Der Meinung war die Uefa offensichtlich auch und entschied, das Spiel auszutragen. Der FC kam mit der Situation besser klar und erwischte den deutlichen besseren Start, war das aktivere Team und ging verdient in Führung. Nachdem Jan Thielmann zunächst einige Chancen liegengelassen hatte, legte er Tigges das 1:0 mustergültig auf. Der FC kam zu weiteren Möglichkeiten, Nizza tat sich schwer. Nur einmal musste sich Marvin Schwäbe im Kölner Tor auszeichnen. Das änderte sich nach dem Wechsel. Nizza war fortan tonangebend. Ein Freistoß von Delort prallte gegen die Hand von Timo Hübers, den folgenden Strafstoß verwandelte der französische Angreifer souverän. Nizza machte das Spiel, der FC konterte, allerdings ohne Erfolg und hatte Glück, dass auch die Hausherren keine Lücke mehr fanden.

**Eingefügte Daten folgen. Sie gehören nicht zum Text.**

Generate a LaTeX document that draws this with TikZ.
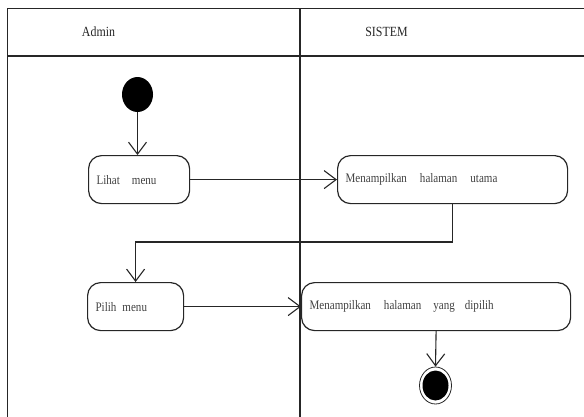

Der sportliche Wert der Begegnung blieb ohnehin zweitrangig. Der Abend wurde von den Ausschreitungen überschattet. „Man muss versuchen, jeden Einzelnen ausfindig zu machen und dafür sorgen, dass sie niemals wieder ein Stadion betreten werden – zumindest in Köln nicht“, erklärte Christian Keller nach dem Debakel von Nizza.